Не стану рассказывать и о том, как нас встречали в Ванокане, как в трех домах распаялись самовары, а в четвертом выпал из люльки ребенок, которого доктору тут же пришлось лечить; о том, как нас таскали из дома в дом, по очереди сперва к секретарю районного комитета, потом к председателю райисполкома, потом к уполномоченному НКВД; о том, как нас закармливали семгой и пирогами; о том, как я организовал модельный кружок и катал пионеров на самолете; о том, как жители Ванокана уверяли меня, что в тот самый день и час, когда мы прилетели, над поселком кружились еще два самолета, и как я догадался, наконец, что это и был наш самолет, сделавший три круга перед посадкой.

Но вот о чем нельзя не рассказать — о докторе Иване Иваныче в Ванокане.

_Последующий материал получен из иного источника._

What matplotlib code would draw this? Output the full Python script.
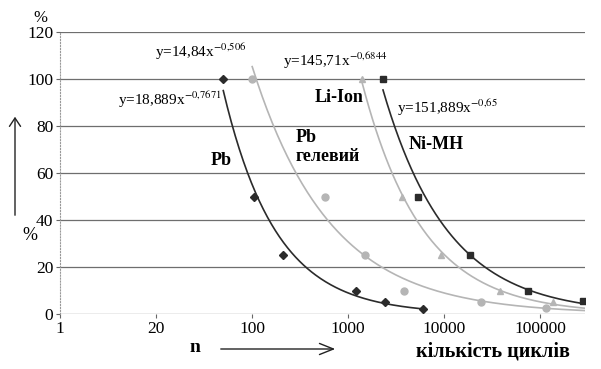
import numpy as np
import matplotlib
matplotlib.use("Agg")
import matplotlib.pyplot as plt

plt.rcParams['font.family'] = ['Liberation Serif', 'DejaVu Serif']
plt.rcParams['mathtext.fontset'] = 'stix'

# cycles vs. remaining capacity
pb_x = [50, 105, 210, 1200, 2400, 6000]
pb_y = [100, 50, 25, 10, 5, 2]
gel_x = [100, 570, 1500, 3800, 24000, 115000]
gel_y = [100, 50, 25, 10, 5, 2.5]
li_x = [1400, 3600, 9300, 38000, 136000]
li_y = [100, 50, 25, 10, 5]
ni_x = [2300, 5300, 18600, 75000, 280000]
ni_y = [100, 50, 25, 10, 5.5]

xticks = [1, 10, 100, 1000, 10000, 100000]
xtick_labels = ['1', '20', '100', '1000', '10000', '100000']
yticks = [0, 20, 40, 60, 80, 100, 120]

dark = '#2b2b2b'
light = '#b5b5b5'

fig = plt.figure(figsize=(6.01, 3.69), dpi=100)
ax = fig.add_axes([0.1, 0.149, 0.873, 0.764])


def power_fit(xs, ys, x_end):
    # power trendline, fitted in log-log space (weighted toward large values)
    b, a = np.polyfit(np.log(xs), np.log(ys), 1, w=np.sqrt(ys))
    xx = np.logspace(np.log10(xs[0]), np.log10(x_end), 200)
    return xx, np.exp(a) * xx ** b


series = [
    (pb_x, pb_y, dark, 'D', 4.5, pb_x[-1]),
    (gel_x, gel_y, light, 'o', 5, 2.9e5),
    (li_x, li_y, light, '^', 5, 2.9e5),
    (ni_x, ni_y, dark, 's', 4.5, 2.9e5),
]
for xs, ys, col, mk, ms, x_end in series:
    fx, fy = power_fit(xs, ys, x_end)
    ax.plot(fx, fy, color=col, lw=1.2, zorder=3)
    ax.plot(xs, ys, ls='none', marker=mk, ms=ms, color=col, zorder=4)

ax.set_xscale('log')
ax.set_xlim(1, 2.9e5)
ax.set_ylim(0, 120)
ax.set_xticks(xticks)
ax.set_xticklabels(xtick_labels)
ax.xaxis.set_minor_locator(matplotlib.ticker.NullLocator())
ax.set_yticks(yticks)
ax.tick_params(labelsize=12.5, length=3, color='#666', pad=2)
ax.yaxis.grid(True, color='#6e6e6e', lw=0.9)
ax.set_axisbelow(True)
for s in ['top', 'right', 'bottom']:
    ax.spines[s].set_visible(False)
ax.spines['left'].set_color('#999')
ax.spines['left'].set_linestyle(':')

# equations of the trendlines
ax.text(87, 111.5, r'y=14,84x$^{-0{,}506}$', ha='right', va='center', fontsize=11)
ax.text(207, 108, r'y=145,71x$^{-0{,}6844}$', ha='left', va='center', fontsize=11)
ax.text(48, 91, r'y=18,889x$^{-0{,}7671}$', ha='right', va='center', fontsize=11)
ax.text(3230, 88, r'y=151,889x$^{-0{,}65}$', ha='left', va='center', fontsize=11)

# battery type labels
ax.text(48, 65.5, 'Pb', ha='center', va='center', fontsize=13, fontweight='bold')
ax.text(282, 75, 'Pb', ha='left', va='center', fontsize=13, fontweight='bold')
ax.text(282, 67, 'гелевий', ha='left', va='center', fontsize=13, fontweight='bold')
ax.text(445, 92, 'Li-Ion', ha='left', va='center', fontsize=13, fontweight='bold')
ax.text(4300, 72, 'Ni-MH', ha='left', va='center', fontsize=13, fontweight='bold')

# axis captions and arrows
fig.text(40 / 601, 1 - 18 / 369, '%', ha='center', va='center', fontsize=12)
fig.text(30 / 601, 1 - 236 / 369, '%', ha='center', va='center', fontsize=13)
fig.text(195 / 601, 1 - 348 / 369, 'n', ha='center', va='center', fontsize=14, fontweight='bold')
fig.text(493 / 601, 1 - 352 / 369, 'кількість циклів', ha='center', va='center',
         fontsize=14.5, fontweight='bold')
fig.add_artist(matplotlib.patches.FancyArrowPatch(
    (15 / 601, 1 - 218 / 369), (15 / 601, 1 - 114 / 369), transform=fig.transFigure,
    arrowstyle='->,head_length=6,head_width=4', color='#222', lw=1.0))
fig.add_artist(matplotlib.patches.FancyArrowPatch(
    (218 / 601, 1 - 349 / 369), (338 / 601, 1 - 349 / 369), transform=fig.transFigure,
    arrowstyle='->,head_length=10,head_width=4', color='#222', lw=1.0))

fig.savefig('out.png', dpi=100)
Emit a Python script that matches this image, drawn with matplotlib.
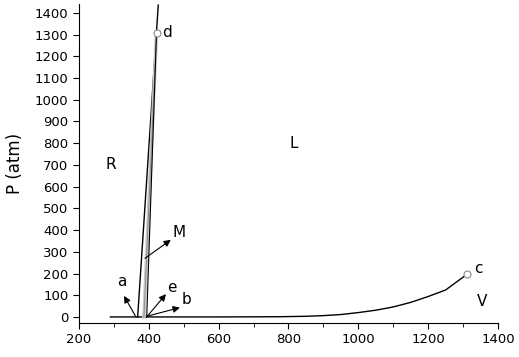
import matplotlib
matplotlib.use('Agg')
import matplotlib.pyplot as plt
from matplotlib.ticker import MultipleLocator

# vapour line up to critical point c
vap_T = [290, 600, 700, 776, 850, 900, 950, 1000, 1050, 1100, 1150, 1200, 1250, 1312]
vap_P = [0, 0, 0.5, 1, 3, 6, 11, 20, 31, 46, 67, 94, 124, 197]

# melting lines
melt1_T = [368, 427]
melt1_P = [0, 1436]
melt2_T = [386, 422]
melt2_P = [0, 1307]
melt3_T = [394, 422]
melt3_P = [0, 1307]

# open points c and d
pts_T = [1312, 422]
pts_P = [197, 1307]

# (text, x, y)
labels = [("R", 292, 700), ("L", 816, 797), ("V", 1354, 69), ("c", 1345, 225),
          ("d", 452, 1308), ("a", 323, 161), ("e", 466, 134), ("b", 509, 78), ("M", 486, 387)]

# arrows: (tip x, tip y, tail x, tail y)
arrows = [(329, 97, 363, 0), (449, 105, 394, 0), (489, 43, 394, 3), (463, 355, 389, 270)]

fig = plt.figure(figsize=(5.19, 3.57), dpi=100)
ax = fig.add_axes([0.1522, 0.0952, 0.8073, 0.8936])

ax.plot(vap_T, vap_P, color='black', lw=1)
ax.plot(melt1_T, melt1_P, color='black', lw=1)
ax.plot(melt2_T, melt2_P, color='#c8c8c8', lw=2.5)
ax.plot(melt2_T, melt2_P, color='#888888', lw=0.6)
ax.plot(melt3_T, melt3_P, color='black', lw=0.8)
ax.plot(pts_T, pts_P, 'o', ms=5, mfc='white', mec='#888888', mew=0.8, zorder=5)

for t, x, y in labels:
    ax.text(x, y, t, fontsize=11, ha='center', va='center')

for tx, ty, sx, sy in arrows:
    ax.annotate('', xy=(tx, ty), xytext=(sx, sy),
                arrowprops=dict(arrowstyle='-|>', color='black', lw=0.8,
                                mutation_scale=10, shrinkA=0, shrinkB=0))

ax.set_xlim(200, 1400)
ax.set_ylim(-28, 1441)
ax.spines['top'].set_visible(False)
ax.spines['right'].set_visible(False)
ax.xaxis.set_major_locator(MultipleLocator(200))
ax.xaxis.set_minor_locator(MultipleLocator(100))
ax.yaxis.set_major_locator(MultipleLocator(100))
ax.yaxis.set_major_formatter(plt.FuncFormatter(lambda v, p: '%d' % v if 0 <= v <= 1400 else ''))
ax.tick_params(axis='both', which='major', direction='out', length=4, labelsize=9.5)
ax.tick_params(axis='x', which='minor', direction='out', length=3)
ax.set_ylabel('P (atm)', fontsize=12, labelpad=8)

fig.savefig('out.png', dpi=100)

Мы нашли Ледкова в плохом состоянии. Я не раз встречался с ним на собраниях и однажды даже возил из Красноярска в Игарку. Между прочим, он поразил меня своим знанием художественной литературы. Оказалось, что он кончил Педагогический институт в Ленинграде и вообще — образованный человек, читавший не только Льва Толстого, но и Вольтера. До 23 лет он был пастухом в тундре, и ненцы недаром всегда говорили о нем с гордостью и любовью.

И вот этот прекрасный, умный человек и замечательный политический деятель лежал, раненный какой-то собакой, и когда я вошел, я не узнал его: так он переменился.

Нельзя даже сказать, что он лежал. Он сидел на кровати, скрипя зубами от боли. И эта боль вдруг поднимала его; он вставал, хватаясь за спинку кровати, и одним махом перебрасывался на стул. Страшно было видеть, как боль швыряла это большое сильное тело! Иногда она утихала на несколько минут, и тогда лицо его принимало человеческое выражение. Потом опять! Он закусывал верхнюю губу, глаза — страшные глаза силача, который не в силах справиться с собой, — начинали косить, и — раз! — он поднимался на здоровой ноге и с размаху швырял себя на кровать. Но и на кровати он поминутно пересаживался с места на место. Попала ли пуля в какое-нибудь нервное сплетение, или рана так болезненно загноилась — не знаю. Но в жизни моей я не видел более страшной картины! На него жалко было смотреть, и все лица невольно искажались, когда он начинал ерзать по кровати, мучительно стараясь усидеть и вдруг — раз! Со всего размаху перекидывался на стул.